Many of the courts don't have buildings in which to operate, they complained. Afghan legal experts consider many judges to be unqualified, and defense attorneys are rare.

Virtually nothing has been done to establish and apply qualifications for judicial personnel, develop court administration, or address deep-rooted corruption in the government.

The law center's Eddy, who met with Kabul University officials and faculty in January, said post-war Afghanistan is still a tough place.

"The infrastructure in Kabul has not recovered," Eddy said.

Under Taliban rule, university faculty members were isolated, unable to travel outside the country or to remain in contact with the broader legal community, he said.

Supplies are scarce and there's no access to modern equipment. Legal educators say much of their research is lost because it is handwritten and cannot be disseminated.

But, Eddy said, "there's a strong commitment by the people I met to improve the legal education and recover from the destruction of the last 25 years or so."

State Department officials say the Asian Law Center was chosen because of its extensive work over the past 40 years to establish legal systems in post-conflict countries throughout Asia.

Still, the Afghan Project poses its own set of challenges.

The $2 million grant for three years is meager, and with it the law center will be able to bring no more than 20 faculty members from Afghanistan for one-year stints beginning in January 2006.

There's no funding beyond year three. In parts of Afghanistan, security remains a concern for UW faculty members who will visit and be based there.

Communication also will be a challenge.

"Many young and midcareer professionals have not had a chance to have a formal education," pointed out Veronica Taylor, the law center's director. "So while they have some functional English, they lack the technical language necessary to perform in a professional setting."

Members of the civic and Sharia (Islamic) law faculty at Kabul are being invited now to apply for the UW program, and participants will be chosen in May. Officials hope to get as many women as possible involved, said Clark Lombardi, an assistant law professor at the UW.

The group will begin an aggressive course of study in English and culture that will prepare them for study in the U.S., said Lombardi.

From the initial group, about six senior scholars will be selected to travel to Seattle in January to pursue specialized work of their own choosing while helping the program fine-tune coursework for a master's of law program.

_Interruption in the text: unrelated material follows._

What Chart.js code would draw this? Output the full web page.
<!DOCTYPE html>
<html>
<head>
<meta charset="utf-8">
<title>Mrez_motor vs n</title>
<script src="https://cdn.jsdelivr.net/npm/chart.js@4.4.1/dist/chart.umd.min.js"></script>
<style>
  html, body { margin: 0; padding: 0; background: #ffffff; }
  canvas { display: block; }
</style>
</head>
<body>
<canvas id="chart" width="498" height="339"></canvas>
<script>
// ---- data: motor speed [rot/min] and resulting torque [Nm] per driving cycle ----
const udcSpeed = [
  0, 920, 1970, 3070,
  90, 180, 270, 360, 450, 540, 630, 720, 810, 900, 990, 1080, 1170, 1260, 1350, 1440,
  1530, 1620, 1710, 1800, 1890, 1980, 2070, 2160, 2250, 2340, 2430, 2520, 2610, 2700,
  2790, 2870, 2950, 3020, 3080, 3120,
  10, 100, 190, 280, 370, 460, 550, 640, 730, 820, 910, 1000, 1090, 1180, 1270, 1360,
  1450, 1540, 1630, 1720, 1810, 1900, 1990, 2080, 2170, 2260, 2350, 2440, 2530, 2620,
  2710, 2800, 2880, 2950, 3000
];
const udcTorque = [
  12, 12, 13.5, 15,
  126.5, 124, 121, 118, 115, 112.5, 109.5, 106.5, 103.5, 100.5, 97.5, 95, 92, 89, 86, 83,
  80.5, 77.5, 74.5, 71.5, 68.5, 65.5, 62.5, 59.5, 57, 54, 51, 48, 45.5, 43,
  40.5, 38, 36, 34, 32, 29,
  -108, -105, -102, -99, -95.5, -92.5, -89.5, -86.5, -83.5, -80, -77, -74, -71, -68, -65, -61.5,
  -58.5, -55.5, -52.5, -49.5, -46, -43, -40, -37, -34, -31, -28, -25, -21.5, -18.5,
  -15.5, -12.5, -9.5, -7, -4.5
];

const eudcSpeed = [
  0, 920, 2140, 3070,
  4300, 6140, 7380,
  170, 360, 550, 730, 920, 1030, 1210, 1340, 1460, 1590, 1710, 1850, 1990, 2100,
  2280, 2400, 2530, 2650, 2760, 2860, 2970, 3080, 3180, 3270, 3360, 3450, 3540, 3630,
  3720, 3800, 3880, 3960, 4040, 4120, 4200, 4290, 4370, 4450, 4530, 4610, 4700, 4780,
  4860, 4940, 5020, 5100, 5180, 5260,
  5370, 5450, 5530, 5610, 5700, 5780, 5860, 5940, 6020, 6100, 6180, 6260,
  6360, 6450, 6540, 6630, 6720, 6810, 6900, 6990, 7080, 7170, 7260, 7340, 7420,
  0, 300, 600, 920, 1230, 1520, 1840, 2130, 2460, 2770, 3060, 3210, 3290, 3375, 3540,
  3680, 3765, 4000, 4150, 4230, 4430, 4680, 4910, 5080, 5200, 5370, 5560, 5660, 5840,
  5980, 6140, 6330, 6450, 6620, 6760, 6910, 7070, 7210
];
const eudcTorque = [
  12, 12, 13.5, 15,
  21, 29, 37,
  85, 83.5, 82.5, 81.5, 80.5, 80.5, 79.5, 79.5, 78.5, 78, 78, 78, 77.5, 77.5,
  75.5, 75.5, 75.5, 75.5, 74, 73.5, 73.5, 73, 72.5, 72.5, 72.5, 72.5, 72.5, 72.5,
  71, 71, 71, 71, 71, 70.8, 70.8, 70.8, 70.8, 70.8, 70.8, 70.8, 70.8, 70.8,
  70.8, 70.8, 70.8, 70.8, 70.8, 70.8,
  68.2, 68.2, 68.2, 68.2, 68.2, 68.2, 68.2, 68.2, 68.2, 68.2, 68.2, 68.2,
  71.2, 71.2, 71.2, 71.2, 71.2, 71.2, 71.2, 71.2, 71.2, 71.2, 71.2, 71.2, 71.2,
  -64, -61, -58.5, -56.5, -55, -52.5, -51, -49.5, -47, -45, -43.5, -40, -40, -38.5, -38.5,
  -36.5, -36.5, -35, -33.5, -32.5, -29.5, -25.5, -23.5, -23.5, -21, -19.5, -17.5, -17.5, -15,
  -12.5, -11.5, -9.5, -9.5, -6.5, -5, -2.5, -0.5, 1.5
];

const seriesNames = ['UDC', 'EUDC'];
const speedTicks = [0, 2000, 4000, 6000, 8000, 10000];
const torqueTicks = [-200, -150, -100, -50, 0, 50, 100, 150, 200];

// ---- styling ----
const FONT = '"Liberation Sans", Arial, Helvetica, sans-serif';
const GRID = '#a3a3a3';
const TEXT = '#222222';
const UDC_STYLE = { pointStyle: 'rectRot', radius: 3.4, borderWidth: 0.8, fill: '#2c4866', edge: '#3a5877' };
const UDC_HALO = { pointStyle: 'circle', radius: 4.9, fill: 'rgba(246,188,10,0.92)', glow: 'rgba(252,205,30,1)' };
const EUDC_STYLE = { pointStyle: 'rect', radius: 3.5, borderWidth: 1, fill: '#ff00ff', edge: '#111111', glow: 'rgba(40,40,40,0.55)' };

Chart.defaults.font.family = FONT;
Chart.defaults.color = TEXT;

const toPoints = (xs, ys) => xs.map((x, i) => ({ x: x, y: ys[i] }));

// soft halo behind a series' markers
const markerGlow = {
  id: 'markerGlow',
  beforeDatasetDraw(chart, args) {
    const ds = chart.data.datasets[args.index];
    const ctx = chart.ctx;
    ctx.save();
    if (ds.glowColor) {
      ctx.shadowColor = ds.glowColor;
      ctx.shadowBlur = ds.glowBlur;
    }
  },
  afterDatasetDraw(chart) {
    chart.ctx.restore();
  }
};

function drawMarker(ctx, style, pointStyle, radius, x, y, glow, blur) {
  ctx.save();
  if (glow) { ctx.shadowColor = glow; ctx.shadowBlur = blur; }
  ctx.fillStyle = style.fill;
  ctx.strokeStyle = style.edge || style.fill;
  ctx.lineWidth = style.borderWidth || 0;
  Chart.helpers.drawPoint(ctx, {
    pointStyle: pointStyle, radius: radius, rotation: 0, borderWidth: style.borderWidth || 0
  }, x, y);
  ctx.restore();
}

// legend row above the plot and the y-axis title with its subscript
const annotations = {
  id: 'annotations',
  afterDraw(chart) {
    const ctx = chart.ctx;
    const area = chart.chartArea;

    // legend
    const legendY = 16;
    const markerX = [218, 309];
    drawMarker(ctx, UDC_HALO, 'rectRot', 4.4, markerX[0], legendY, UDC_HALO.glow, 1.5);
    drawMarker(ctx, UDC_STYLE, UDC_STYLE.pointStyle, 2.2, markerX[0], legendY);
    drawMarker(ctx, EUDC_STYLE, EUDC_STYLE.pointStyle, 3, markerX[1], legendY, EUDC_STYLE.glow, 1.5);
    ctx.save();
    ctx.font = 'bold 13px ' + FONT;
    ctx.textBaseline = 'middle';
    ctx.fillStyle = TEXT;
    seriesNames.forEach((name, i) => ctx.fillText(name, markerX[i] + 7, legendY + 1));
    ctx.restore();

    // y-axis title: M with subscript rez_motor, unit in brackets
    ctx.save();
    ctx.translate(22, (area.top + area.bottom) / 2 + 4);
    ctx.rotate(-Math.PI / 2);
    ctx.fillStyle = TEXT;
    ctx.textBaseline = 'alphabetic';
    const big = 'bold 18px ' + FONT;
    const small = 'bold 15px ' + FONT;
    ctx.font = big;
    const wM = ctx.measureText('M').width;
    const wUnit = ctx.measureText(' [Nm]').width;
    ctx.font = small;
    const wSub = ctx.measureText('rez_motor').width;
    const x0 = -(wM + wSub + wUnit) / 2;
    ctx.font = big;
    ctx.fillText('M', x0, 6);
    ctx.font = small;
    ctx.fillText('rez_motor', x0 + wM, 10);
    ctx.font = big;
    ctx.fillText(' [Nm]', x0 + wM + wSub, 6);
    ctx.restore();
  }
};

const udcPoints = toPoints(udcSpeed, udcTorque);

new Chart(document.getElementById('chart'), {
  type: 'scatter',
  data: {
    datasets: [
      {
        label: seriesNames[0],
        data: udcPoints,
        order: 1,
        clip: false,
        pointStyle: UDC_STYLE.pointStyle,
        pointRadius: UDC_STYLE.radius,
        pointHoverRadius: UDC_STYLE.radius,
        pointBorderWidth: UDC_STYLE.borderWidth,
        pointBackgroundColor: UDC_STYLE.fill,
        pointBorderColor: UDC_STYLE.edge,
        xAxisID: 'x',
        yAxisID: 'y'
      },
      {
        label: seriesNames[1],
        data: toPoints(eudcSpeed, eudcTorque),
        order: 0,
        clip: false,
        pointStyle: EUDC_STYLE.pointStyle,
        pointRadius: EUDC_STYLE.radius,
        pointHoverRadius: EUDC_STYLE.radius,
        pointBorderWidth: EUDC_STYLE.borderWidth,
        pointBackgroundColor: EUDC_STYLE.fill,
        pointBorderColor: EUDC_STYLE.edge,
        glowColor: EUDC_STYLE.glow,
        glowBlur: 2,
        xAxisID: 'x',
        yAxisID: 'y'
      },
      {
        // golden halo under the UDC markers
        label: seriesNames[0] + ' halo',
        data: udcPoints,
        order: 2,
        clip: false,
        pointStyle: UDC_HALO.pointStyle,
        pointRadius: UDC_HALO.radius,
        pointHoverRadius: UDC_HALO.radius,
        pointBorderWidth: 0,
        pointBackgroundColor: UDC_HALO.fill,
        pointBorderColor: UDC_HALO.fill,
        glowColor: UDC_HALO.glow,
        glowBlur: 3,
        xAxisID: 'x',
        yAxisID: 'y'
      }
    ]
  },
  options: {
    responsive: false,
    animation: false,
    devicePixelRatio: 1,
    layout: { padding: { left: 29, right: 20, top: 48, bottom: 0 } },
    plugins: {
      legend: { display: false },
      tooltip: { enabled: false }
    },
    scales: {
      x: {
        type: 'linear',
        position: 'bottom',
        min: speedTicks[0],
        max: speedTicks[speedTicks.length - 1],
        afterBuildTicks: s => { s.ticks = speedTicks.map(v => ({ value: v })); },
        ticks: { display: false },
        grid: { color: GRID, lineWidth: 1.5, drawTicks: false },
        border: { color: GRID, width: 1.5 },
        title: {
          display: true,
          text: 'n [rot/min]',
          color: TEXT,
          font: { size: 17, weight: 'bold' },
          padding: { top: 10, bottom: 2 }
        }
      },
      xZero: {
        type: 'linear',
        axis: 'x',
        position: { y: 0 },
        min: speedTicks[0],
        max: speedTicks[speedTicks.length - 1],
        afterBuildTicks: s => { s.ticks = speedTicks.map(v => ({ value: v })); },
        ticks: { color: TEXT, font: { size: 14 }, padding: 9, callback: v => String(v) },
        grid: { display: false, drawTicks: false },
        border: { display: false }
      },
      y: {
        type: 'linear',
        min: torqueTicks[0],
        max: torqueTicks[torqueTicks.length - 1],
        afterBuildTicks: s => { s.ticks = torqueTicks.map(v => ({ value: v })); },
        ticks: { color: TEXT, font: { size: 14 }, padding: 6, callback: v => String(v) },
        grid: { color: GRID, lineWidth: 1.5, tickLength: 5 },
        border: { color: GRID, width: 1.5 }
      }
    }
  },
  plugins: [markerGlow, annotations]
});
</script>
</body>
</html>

In September 2006, a larger group of 12 or more will arrive to pursue master's degrees.

Lombardi hopes to find additional funding sources starting in the program's second year.

Taylor said the law center will work with other law schools across the country, including those that competed for the grant, to help train Afghan legal educators and assist them in rebuilding the country's legal system.

"We're at the beginning of what is going to be a long-term process," she said.